The Organization of Petroleum Exporting Countries, OPEC, on Thursday extended the cuts in oil output by nine months to March 2018, as the group battles a global glut of crude.
The decision was taken after delegates from member and non-member nations met in Vienna, Austria to deliberate on the way forward after seeing revenues from crude drop sharply in the past three years.
The cuts are going to be shared by a dozen non-members led by top oil producer Russia, which reduced output in tandem with the OPEC from January.
Global oil cuts have helped push crude prices above $50 a barrel in 2017, which has helped member-nations sustain their revenues, as majority of them rely heavily on energy revenues.
The price rise this year has spurred growth in the U.S. shale industry, which is not participating in the output deal, thus slowing the market’s rebalancing with global crude stocks still near record highs.

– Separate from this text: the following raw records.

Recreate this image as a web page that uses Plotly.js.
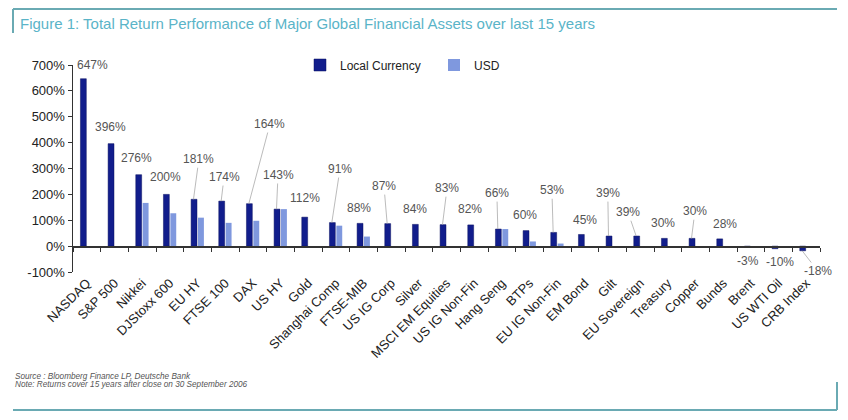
<!DOCTYPE html>
<html>
<head>
<meta charset="utf-8">
<script src="https://cdn.plot.ly/plotly-3.0.1.min.js"></script>
<style>html,body{margin:0;padding:0;background:#fff;}#chart{width:848px;height:420px;}</style>
</head>
<body>
<div id="chart"></div>
<script>
// ---- data ----
const categories = ["NASDAQ","S&P 500","Nikkei","DJStoxx 600","EU HY","FTSE 100","DAX","US HY","Gold","Shanghai Comp","FTSE-MIB","US IG Corp","Silver","MSCI EM Equities","US IG Non-Fin","Hang Seng","BTPs","EU IG Non-Fin","EM Bond","Gilt","EU Sovereign","Treasury","Copper","Bunds","Brent","US WTI Oil","CRB Index"];
const localCurrency = [647,396,276,200,181,174,164,143,112,91,88,87,84,83,82,66,60,53,45,39,39,30,30,28,-3,-10,-18];
const usd = [null,null,167,127,110,90,98,143,null,79,37,null,null,null,null,66,18,10,null,null,null,null,null,null,null,null,null];
const yTicks = [-100,0,100,200,300,400,500,600,700];

// ---- label placement (layout only) ----
const labelX = [0.22,0.84,1.81,2.86,4.05,4.96,6.62,6.91,7.88,9.15,9.84,10.74,11.86,13.02,13.85,14.82,15.84,16.81,18.0,18.83,19.56,20.82,21.98,23.06,23.89,25.05,26.42];
const labelY = [700,460,340,267,336,267,472,275,185,298,147,232,143,224,143,205,120,216,100,205,131,89,135,85,-58,-62,-96];
const leader = [0,0,0,0,1,1,1,1,0,1,0,1,0,1,0,1,0,1,0,1,1,0,1,0,0,0,1];

const FAM = 'Liberation Sans, Arial, sans-serif';
const darkOffset = -0.145;
const annotations = [];
categories.forEach((c, i) => {
  const txt = localCurrency[i] + '%';
  const base = {text: txt, font: {family: FAM, size: 12, color: '#555'}, xref: 'x', yref: 'y'};
  if (leader[i]) {
    annotations.push(Object.assign({}, base, {
      x: i + darkOffset, y: localCurrency[i], ax: labelX[i], ay: labelY[i],
      axref: 'x', ayref: 'y', showarrow: true, arrowhead: 0, arrowwidth: 0.8,
      arrowcolor: '#aaaaaa', standoff: 0
    }));
  } else {
    annotations.push(Object.assign({}, base, {x: labelX[i], y: labelY[i], showarrow: false}));
  }
});

// footnotes
const px2x = p => (p - 73) / 747;
const px2y = p => (272 - p) / 207;
annotations.push({xref:'paper', yref:'paper', x: px2x(13), y: px2y(376), xanchor:'left', yanchor:'middle', showarrow:false,
  text:'<i>Source : Bloomberg Finance LP, Deutsche Bank</i>', font:{family:FAM, size:8.2, color:'#555'}});
annotations.push({xref:'paper', yref:'paper', x: px2x(13), y: px2y(384), xanchor:'left', yanchor:'middle', showarrow:false,
  text:'<i>Note: Returns cover 15 years after close on 30 September 2006</i>', font:{family:FAM, size:8.2, color:'#555'}});

const frameColor = '#6aaab3';
const shapes = [
  {type:'line', xref:'paper', yref:'paper', x0:px2x(13), x1:px2x(837), y0:px2y(9), y1:px2y(9), line:{color:frameColor, width:2}},
  {type:'line', xref:'paper', yref:'paper', x0:px2x(13), x1:px2x(13), y0:px2y(9), y1:px2y(33), line:{color:frameColor, width:2}},
  {type:'line', xref:'paper', yref:'paper', x0:px2x(13), x1:px2x(837), y0:px2y(410), y1:px2y(410), line:{color:frameColor, width:2}},
  {type:'line', xref:'paper', yref:'paper', x0:px2x(837), x1:px2x(837), y0:px2y(382), y1:px2y(410), line:{color:frameColor, width:2}}
];

const tickFont = {family: FAM, size: 13, color: '#222'};

const traces = [
  {type:'bar', name:'Local Currency', x: categories, y: localCurrency, marker:{color:'#111d8c', line:{color:'#0a1160', width:0.5}}, hoverinfo:'skip'},
  {type:'bar', name:'USD', x: categories, y: usd, marker:{color:'#7f98de'}, hoverinfo:'skip'},
  {type:'scatter', mode:'none', x: categories, y: localCurrency, xaxis:'x2', showlegend:false, hoverinfo:'skip'}
];

const layout = {
  width: 848, height: 420,
  margin: {l:73, r:28, t:65, b:148},
  paper_bgcolor: '#fff', plot_bgcolor: '#fff',
  font: tickFont,
  title: {text: 'Figure 1: Total Return Performance of Major Global Financial Assets over last 15 years',
    x: 20/848, xanchor: 'left', y: 1 - 24/420, yanchor: 'middle', xref: 'container', yref: 'container',
    font: {family: FAM, size: 15, color: '#5ab4c8'}},
  barmode: 'group', bargap: 0.5, bargroupgap: 0.15,
  showlegend: true,
  legend: {orientation:'h', x: px2x(300), y: 1.0, xanchor:'left', yanchor:'middle', font:{family:FAM, size:12, color:'#222'}, itemwidth:30, entrywidth: 89, entrywidthmode:'pixels', bgcolor:'rgba(0,0,0,0)'},
  xaxis: {type:'category', range:[-0.5, 26.5], tickangle:-45, ticks:'', showline:false, showgrid:false, zeroline:false, tickfont: tickFont, fixedrange:true},
  xaxis2: {type:'category', overlaying:'x', anchor:'free', position: 0.125, range:[-0.5, 26.5], tickson:'boundaries', ticks:'outside', ticklen:4, tickcolor:'#333', showticklabels:false, showline:true, linecolor:'#333', linewidth:1.5, showgrid:false, zeroline:false},
  yaxis: {range:[-100, 700], tickvals: yTicks, ticktext: yTicks.map(v => v + '%'), ticks:'outside', ticklen:4, tickcolor:'#333', showline:true, linecolor:'#333', linewidth:1.5, showgrid:false, zeroline:false, tickfont: tickFont},
  annotations: annotations,
  shapes: shapes
};

Plotly.newPlot('chart', traces, layout, {displayModeBar:false, staticPlot:true});
</script>
</body>
</html>
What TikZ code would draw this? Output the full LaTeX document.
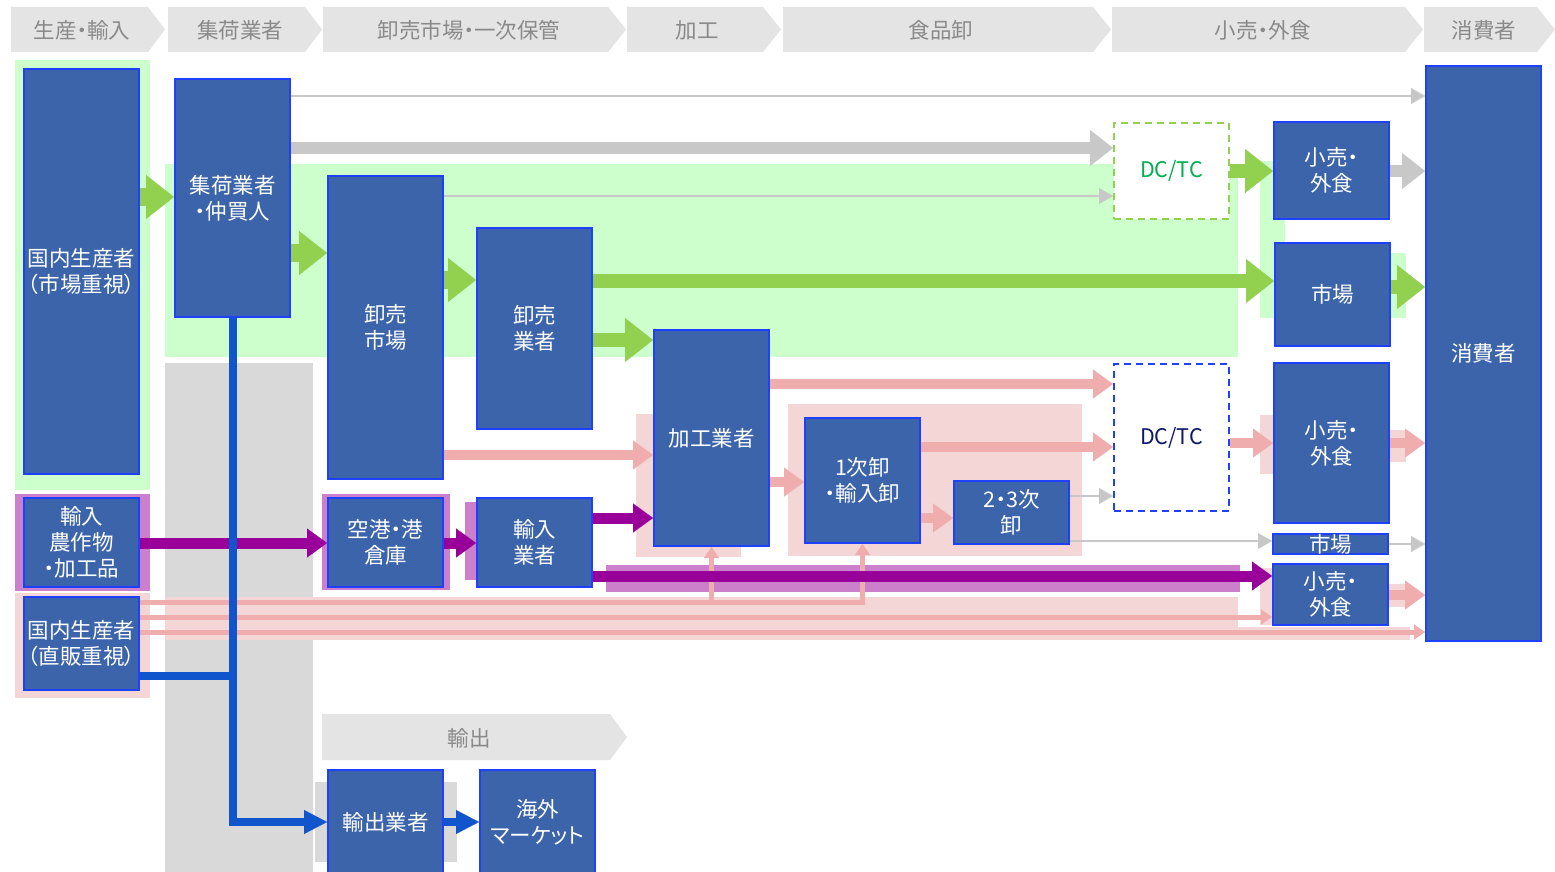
\documentclass[tikz,border=0pt]{standalone}
\usepackage{fontspec}
\setmainfont{Noto Sans CJK JP}[RawFeature=+palt]
\usetikzlibrary{arrows.meta}
\definecolor{nodefill}{HTML}{3C64AA}
\definecolor{nodeline}{HTML}{2040FF}
\definecolor{hdrfill}{HTML}{E4E4E4}
\definecolor{hdrtext}{HTML}{8A8A8A}
\definecolor{bggreen}{HTML}{CCFFCC}
\definecolor{argreen}{HTML}{92D050}
\definecolor{argray}{HTML}{C8C8C8}
\definecolor{bggray}{HTML}{D9D9D9}
\definecolor{bgpink}{HTML}{F5D6D6}
\definecolor{arpink}{HTML}{EFADAD}
\definecolor{arpurple}{HTML}{990099}
\definecolor{bgpurple}{HTML}{CC80CC}
\definecolor{arblue}{HTML}{1155CC}
\definecolor{dcgreen}{HTML}{00B050}
\definecolor{dcnavy}{HTML}{0D1A66}
\pgfdeclarelayer{bg}
\pgfdeclarelayer{arr}
\pgfsetlayers{bg,arr,main}
\tikzset{
  box/.style={draw=nodeline, line width=2pt, fill=nodefill, text=white,
    font=\fontsize{21.5}{26}\selectfont, align=center, inner sep=0pt, minimum width=115pt},
  dcbox/.style={line width=2pt, dash pattern=on 7pt off 5pt, fill=white,
    font=\fontsize{21.5}{26}\selectfont, inner sep=0pt, minimum width=115pt},
  hdr/.style={fill=hdrfill},
  hdrlabel/.style={text=hdrtext, font=\fontsize{21.5}{26}\selectfont, inner sep=0pt},
  gA/.style={draw=argreen, line width=18pt, -{Triangle[length=28pt,width=44pt,line width=0.1pt]}},
  gB/.style={draw=argreen, line width=14pt, -{Triangle[length=28pt,width=44pt,line width=0.1pt]}},
  grK/.style={draw=argray, line width=12pt, -{Triangle[length=23pt,width=36pt,line width=0.1pt]}},
  grT/.style={draw=argray, line width=2.5pt, -{Triangle[length=14pt,width=16pt,line width=0.1pt]}},
  pA/.style={draw=arpink, line width=10pt, -{Triangle[length=20pt,width=29pt,line width=0.1pt]}},
  pT/.style={draw=arpink, line width=5pt, -{Triangle[length=11pt,width=15pt,line width=0.1pt]}},
  puA/.style={draw=arpurple, line width=11pt, -{Triangle[length=20pt,width=29pt,line width=0.1pt]}},
  blA/.style={draw=arblue, line width=8pt, -{Triangle[length=23pt,width=24pt,line width=0.1pt]}},
  blL/.style={draw=arblue, line width=8pt},
}
\begin{document}
\begin{tikzpicture}[x=1pt,y=-1pt]
\useasboundingbox (0,0) rectangle (1555,872);

% ---------- backgrounds ----------
\begin{pgfonlayer}{bg}
\fill[white] (0,0) rectangle (1555,872);
\fill[bggreen] (15,60) rectangle (150,490);
\fill[bggreen] (165,164) rectangle (1238,357);
\fill[bggreen] (1260,161) rectangle (1285,318);
\fill[bggreen] (1389,253) rectangle (1406,318);
\fill[bggray] (165,363) rectangle (313,872);
\fill[bgpurple] (15,494) rectangle (150,591);
\fill[bgpurple] (322,494) rectangle (450,590);
\fill[bgpurple] (465,502) rectangle (480,580);
\fill[bgpink] (15,593) rectangle (150,698);
\fill[bgpink] (636,414) rectangle (741,557);
\fill[bgpink] (788,404) rectangle (1082,556);
\fill[bgpurple] (606,565) rectangle (1240,592);
\fill[bgpink] (165,597) rectangle (1238,640);
\fill[bgpink] (1238,627) rectangle (1410,640);
\fill[bgpink] (1260,568) rectangle (1276,625);
\fill[bgpink] (1388,584) rectangle (1406,607);
\fill[bgpink] (1260,415) rectangle (1276,474);
\fill[bgpink] (1389,430) rectangle (1406,462);
\fill[bggray] (315,782) rectangle (457,862);
% header chevrons
\fill[hdr] (11,7) -- (148,7) -- (165,29.5) -- (148,52) -- (11,52) -- cycle;
\fill[hdr] (168,7) -- (305,7) -- (322,29.5) -- (305,52) -- (168,52) -- cycle;
\fill[hdr] (323,7) -- (608,7) -- (626,29.5) -- (608,52) -- (323,52) -- cycle;
\fill[hdr] (627,7) -- (763,7) -- (781,29.5) -- (763,52) -- (627,52) -- cycle;
\fill[hdr] (783,7) -- (1093,7) -- (1111,29.5) -- (1093,52) -- (783,52) -- cycle;
\fill[hdr] (1112,7) -- (1405,7) -- (1423,29.5) -- (1405,52) -- (1112,52) -- cycle;
\fill[hdr] (1424,7) -- (1537,7) -- (1555,29.5) -- (1537,52) -- (1424,52) -- cycle;
\fill[hdr] (322,714) -- (610,714) -- (627,737) -- (610,760) -- (322,760) -- cycle;
\end{pgfonlayer}

% ---------- header labels ----------
\node[hdrlabel] (h1) at (82,30) {生産・輸入};
\node[hdrlabel] (h2) at (240,30) {集荷業者};
\node[hdrlabel] (h3) at (469,30) {卸売市場・一次保管};
\node[hdrlabel] (h4) at (697,30) {加工};
\node[hdrlabel] (h5) at (941,30) {食品卸};
\node[hdrlabel] (h6) at (1263,30) {小売・外食};
\node[hdrlabel] (h7) at (1484,30) {消費者};
\node[hdrlabel] (h8) at (469,738) {輸出};

% ---------- nodes ----------
\node[box, minimum height=405pt] (dom1) at (81.5,271.5) {国内生産者\\（市場重視）};
\node[box, minimum height=238pt] (shuka) at (232.5,198) {集荷業者\\・仲買人};
\node[box, minimum height=303pt] (oroshiichi) at (385.5,327.5) {卸売\\市場};
\node[box, minimum height=201pt] (oroshigyo) at (534.5,328.5) {卸売\\業者};
\node[box, minimum height=216pt] (kakou) at (711.5,438) {加工業者};
\node[box, minimum height=125pt] (ichiji) at (862.5,480.5) {1次卸\\・輸入卸};
\node[box, minimum height=63pt] (niji) at (1011.5,512.5) {2・3次\\卸};
\node[dcbox, draw=argreen, text=dcgreen, minimum height=96pt] (dcg) at (1171.5,171) {DC/TC};
\node[dcbox, draw=nodeline, text=dcnavy, minimum height=147pt] (dcb) at (1171.5,437.5) {DC/TC};
\node[box, minimum height=97pt] (kouri1) at (1331.5,170.5) {小売・\\外食};
\node[box, minimum height=103pt] (shijo1) at (1332.5,294.5) {市場};
\node[box, minimum height=160pt] (kouri2) at (1331.5,443) {小売・\\外食};
\node[box, minimum height=20pt] (shijo2) at (1330.5,544) {市場};
\node[box, minimum height=61pt] (kouri3) at (1330.5,594.5) {小売・\\外食};
\node[box, minimum height=575pt] (consumer) at (1483.5,353.5) {消費者};
\node[box, minimum height=89pt] (yunyuu) at (81.5,542.5) {輸入\\農作物\\・加工品};
\node[box, minimum height=89pt] (kuukou) at (385.5,542.5) {空港・港\\倉庫};
\node[box, minimum height=89pt] (yunyuugyo) at (534.5,542.5) {輸入\\業者};
\node[box, minimum height=93pt] (dom2) at (81.5,643.5) {国内生産者\\（直販重視）};
\node[box, minimum height=104pt] (yushutsu) at (385.5,822) {輸出業者};
\node[box, minimum height=104pt] (kaigai) at (537.5,822) {海外\\マーケット};

% ---------- connectors ----------
\begin{pgfonlayer}{arr}
% gray
\draw[grT] (shuka.east |- 0,96) -- (consumer.west |- 0,96);
\draw[grK] (shuka.east |- 0,148) -- (dcg.west |- 0,148);
\draw[grT] (oroshiichi.east |- 0,196) -- (dcg.west |- 0,196);
\draw[grK] (kouri1.east |- 0,171) -- (consumer.west |- 0,171);
\draw[grT] (niji.east |- 0,496) -- (dcb.west |- 0,496);
\draw[grT] (niji.east |- 0,541) -- (shijo2.west |- 0,541);
\draw[grT] (shijo2.east |- 0,544) -- (consumer.west |- 0,544);
% green
\draw[gA] (dom1.east |- 0,197) -- (shuka.west |- 0,197);
\draw[gA] (shuka.east |- 0,253) -- (oroshiichi.west |- 0,253);
\draw[gA] (oroshiichi.east |- 0,280) -- (oroshigyo.west |- 0,280);
\draw[gB] (oroshigyo.east |- 0,281) -- (shijo1.west |- 0,281);
\draw[gB] (oroshigyo.east |- 0,340) -- (kakou.west |- 0,340);
\draw[gB] (dcg.east |- 0,171) -- (kouri1.west |- 0,171);
\draw[gB] (shijo1.east |- 0,287) -- (consumer.west |- 0,287);
% pink
\draw[pA] (kakou.east |- 0,384) -- (dcb.west |- 0,384);
\draw[pA] (ichiji.east |- 0,447) -- (dcb.west |- 0,447);
\draw[pA] (kakou.east |- 0,482) -- (ichiji.west |- 0,482);
\draw[pA] (ichiji.east |- 0,518) -- (niji.west |- 0,518);
\draw[pA] (oroshiichi.east |- 0,455) -- (kakou.west |- 0,455);
\draw[pA] (dcb.east |- 0,443) -- (kouri2.west |- 0,443);
\draw[pA] (kouri2.east |- 0,443) -- (consumer.west |- 0,443);
\draw[pA] (kouri3.east |- 0,595) -- (consumer.west |- 0,595);
\draw[pT] (dom2.east |- 0,602) -| (ichiji.south);
\draw[pT] (kakou.south |- 0,602) -- (kakou.south);
\draw[pT] (dom2.east |- 0,617) -- (kouri3.west |- 0,617);
\draw[pT] (dom2.east |- 0,632) -- (consumer.west |- 0,632);
% purple
\draw[puA] (yunyuu.east |- 0,543) -- (kuukou.west |- 0,543);
\draw[puA] (kuukou.east |- 0,543) -- (yunyuugyo.west |- 0,543);
\draw[puA] (yunyuugyo.east |- 0,518) -- (kakou.west |- 0,518);
\draw[puA] (yunyuugyo.east |- 0,576) -- (kouri3.west |- 0,576);
% blue
\draw[blL] (dom2.east |- 0,676) -- (shuka.south |- 0,676);
\draw[blA] (shuka.south) |- (yushutsu.west);
\draw[blA] (yushutsu.east) -- (kaigai.west);
\end{pgfonlayer}
\end{tikzpicture}
\end{document}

In December, OPEC agreed its first production cuts in a decade and the first joint cuts with non-OPEC, led by Russia, in 15 years. The two sides decided to remove about 1.8 million barrels per day from the market in the first half of 2017, equal to 2 percent of global production.
Nigeria and Libya were again excluded from this latest cuts as their output remained curbed by unrest, Saudi Energy Minister Khalid al-Falih said.
Falih also said Saudi oil exports were set to decline steeply from June, thus helping to speed up market rebalancing.